Davian ”DJ” Robinson, a dance and exercise/sports science double major, has been selected to present at a national conference at Columbia University in New York City, June 26-30. Entitled “Our Community's Future: Diversity, Equity and Belonging,” the conference is a meeting of The American Society of Alexander Technique (AmSAT). Davian will present a workshop and discussion, “Sensory Beyond Sight,” which draws from his experiences as a vision impaired dance major, performer, and choreographer. The workshop explores how eliminating sight as a sense helps dancers find new movement and experience their bodies in new ways. Davian will also discuss the needs of sightless dance students and how instructors can work to fulfill the learning needs of diverse students.
While at the conference, Davian will also perform at the historic Alhambra Ballroom, made famous by Bessie Smith and Billie Holliday. Other performers come from the Alexander Technique teaching community, including British-Jamaican singer Chyna Whyne and a movement choir choreographed by Rachel Bernsen and Rachel Kauder Nalebuff.
Named for F. Matthias Alexander, an Australian actor and movement theorist, Alexander Technique is an educational method used worldwide for more than 120 years. By teaching how to change faulty postural habits, it improves mobility, posture, performance, and alertness and can provide relief of chronic stiffness, tension, and stress. This year’s conference explores ways in which Alexander Technique can benefit under-served and/or historically disadvantaged communities.

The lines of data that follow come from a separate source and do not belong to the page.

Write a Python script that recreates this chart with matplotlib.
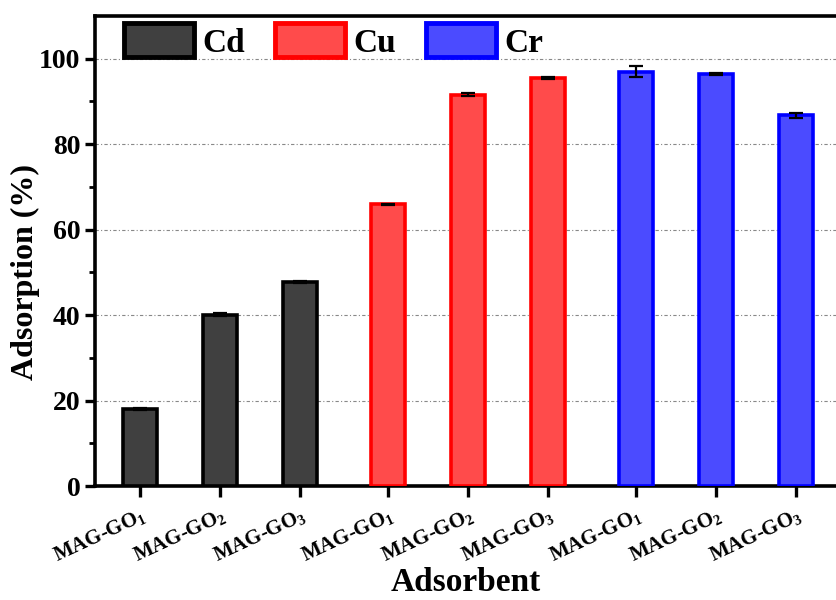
import matplotlib
matplotlib.use("Agg")
import matplotlib.pyplot as plt
import matplotlib.transforms as mtransforms
import numpy as np

plt.rcParams['font.family'] = ['Liberation Serif', 'DejaVu Serif']
plt.rcParams['font.weight'] = 'bold'
plt.rcParams['mathtext.fontset'] = 'custom'
plt.rcParams['mathtext.rm'] = 'Liberation Serif:bold'
plt.rcParams['mathtext.it'] = 'Liberation Serif:bold'
plt.rcParams['mathtext.bf'] = 'Liberation Serif:bold'

metals = ["Cd", "Cu", "Cr"]
adsorbents = ["MAG-GO$_1$", "MAG-GO$_2$", "MAG-GO$_3$"]
cd_values = [18.0, 40.1, 47.8]
cu_values = [65.9, 91.6, 95.5]
cr_values = [97.0, 96.5, 86.8]
cd_err = [0.2, 0.3, 0.2]
cu_err = [0.2, 0.3, 0.2]
cr_err = [1.3, 0.2, 0.6]

face_colors = ["#404040", "#FF4B4B", "#4B4BFF"]
edge_colors = ["#000000", "#FF0000", "#0000FF"]

fig = plt.figure(figsize=(8.36, 6.0), dpi=100)
ax = fig.add_axes([0.1136, 0.19, 0.8864, 0.7833])

group_gap = 0.1
width = 0.42
values = [cd_values, cu_values, cr_values]
errs = [cd_err, cu_err, cr_err]
all_pos = []
for g, (vals, err) in enumerate(zip(values, errs)):
    pos = np.arange(3) + g * (3 + group_gap)
    all_pos.extend(pos)
    ax.bar(pos, vals, width=width, color=face_colors[g], edgecolor=edge_colors[g],
           linewidth=2.6, label=metals[g], zorder=3)
    ax.errorbar(pos, vals, yerr=err, fmt='none', ecolor='black', elinewidth=1.6,
                capsize=5, capthick=1.6, zorder=4)

ax.set_xlim(-0.5625, 8.7)
ax.set_ylim(0, 110)
ax.set_yticks(np.arange(0, 101, 20))
ax.set_yticks(np.arange(10, 101, 20), minor=True)
ax.yaxis.grid(True, which='major', linestyle=(0, (3, 2, 1, 2)), color='#888888', linewidth=0.8, zorder=0)
ax.set_axisbelow(True)

ax.set_xticks(all_pos)
ax.set_xticklabels(adsorbents * 3, rotation=25, ha='right', rotation_mode='anchor', fontsize=15)
shift = mtransforms.ScaledTranslation(8 / 100, 0, fig.dpi_scale_trans)
for lbl in ax.get_xticklabels():
    lbl.set_transform(lbl.get_transform() + shift)

ax.tick_params(axis='y', which='major', direction='out', length=7, width=2.4, labelsize=20)
ax.tick_params(axis='y', which='minor', direction='out', length=4, width=2.0)
ax.tick_params(axis='x', which='major', direction='out', length=8, width=2.4, pad=6)

for side in ['left', 'bottom', 'top']:
    ax.spines[side].set_linewidth(2.6)
ax.spines['right'].set_visible(False)

ax.set_ylabel("Adsorption (%)", fontsize=23, fontweight='bold')
ax.yaxis.set_label_coords(-0.074, 0.455)
ax.set_xlabel("Adsorbent", fontsize=24, fontweight='bold')
ax.xaxis.set_label_coords(0.5, -0.172)

leg = ax.legend(loc='upper left', bbox_to_anchor=(0.012, 1.027), ncol=3, frameon=False,
                fontsize=24, handlelength=2.1, handleheight=1.2, handletextpad=0.25,
                columnspacing=0.9, borderaxespad=0.2)
for h in leg.legend_handles:
    h.set_linewidth(3.5)

fig.savefig("out.png", dpi=100)
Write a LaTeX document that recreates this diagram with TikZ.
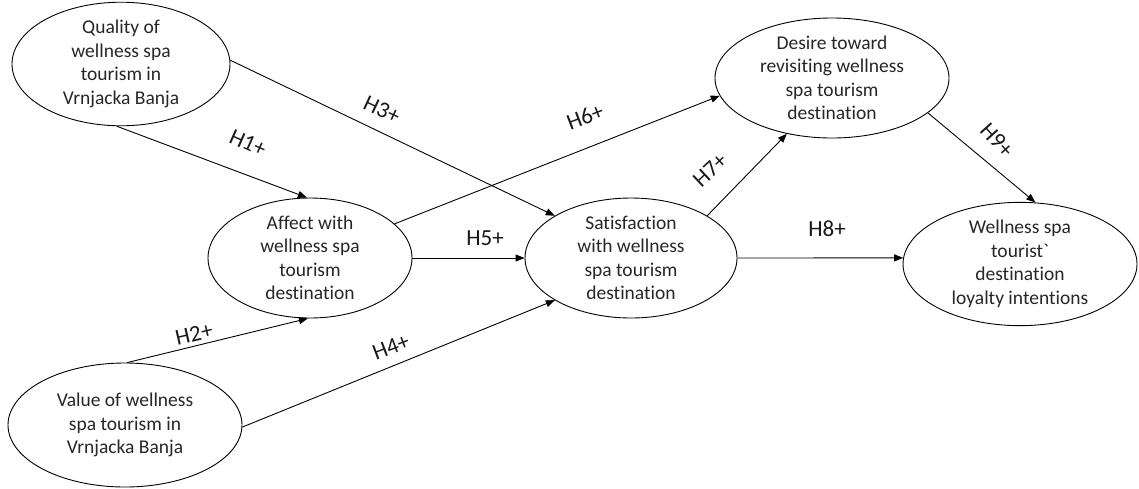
\documentclass[tikz,border=0pt]{standalone}
\usepackage{fontspec}
\setmainfont{Carlito}[Ligatures=NoCommon]
\usetikzlibrary{shapes.geometric,arrows.meta}
\begin{document}
\begin{tikzpicture}[x=1pt,y=-1pt,
  cons/.style={draw=black,line width=0.9pt,ellipse,inner sep=0pt,align=center,
    font=\fontsize{19.5}{23.5}\selectfont,text=black!85},
  conn/.style={line width=0.9pt,-{Triangle[length=9pt,width=7pt]}},
  hyp/.style={font=\fontsize{23}{26}\selectfont,text=black!90,inner sep=0pt}]
\useasboundingbox (0,0) rectangle (1139,488);
\node[cons,minimum width=218pt,minimum height=102pt] (q) at (121,64) {Quality of\\wellness spa\\tourism in\\Vrnjacka Banja};
\node[cons,minimum width=204pt,minimum height=120pt] (a) at (310,258) {Affect with\\wellness spa\\tourism\\destination};
\node[cons,minimum width=234pt,minimum height=124pt] (v) at (125,425) {Value of wellness\\spa tourism in\\Vrnjacka Banja};
\node[cons,minimum width=212pt,minimum height=120pt] (s) at (631,258) {Satisfaction\\with wellness\\spa tourism\\destination};
\node[cons,minimum width=234pt,minimum height=120pt] (d) at (832,78) {Desire toward\\revisiting wellness\\spa tourism\\destination};
\node[cons,minimum width=234pt,minimum height=120pt] (w) at (1020,264) {Wellness spa\\tourist\textasciigrave\\destination\\loyalty intentions};
\draw[conn] (q.266.5) -- (a.93.8);
\draw[conn] (q.2) -- (s.151.6);
\draw[conn] (v.88) -- (a.268);
\draw[conn] (v.359) -- (s.209.4);
\draw[conn] (a.0) -- (s.180);
\draw[conn] (a.22.4) -- (d.189.5);
\draw[conn] (s.29.2) -- (d.231.3);
\draw[conn] (s.0) -- (w.177);
\draw[conn] (d.340) -- (w.76.4);
\node[hyp,rotate=-24] (l1) at (248,143) {H1+};
\node[hyp,rotate=-25] (l3) at (382,110) {H3+};
\node[hyp,rotate=13] (l2) at (194,334) {H2+};
\node[hyp,rotate=21] (l4) at (391,347) {H4+};
\node[hyp] (l5) at (485,238) {H5+};
\node[hyp,rotate=21] (l6) at (585,117) {H6+};
\node[hyp,rotate=43] (l7) at (710,170) {H7+};
\node[hyp] (l8) at (827,229) {H8+};
\node[hyp,rotate=-48] (l9) at (997,140) {H9+};
\end{tikzpicture}
\end{document}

The conference came to Davian’s attention through Lisa First, an AmSAT Certified Instructor of Alexander Technique with a practice in Charlotte. A former UNC Charlotte student, First holds a master’s degree from Wesleyan University in Connecticut, and studied Alexander Technique in Boston. Since 1993, First has operated East/West International Dance Exchange, a not-for-profit working primarily in Russia and Eastern Europe.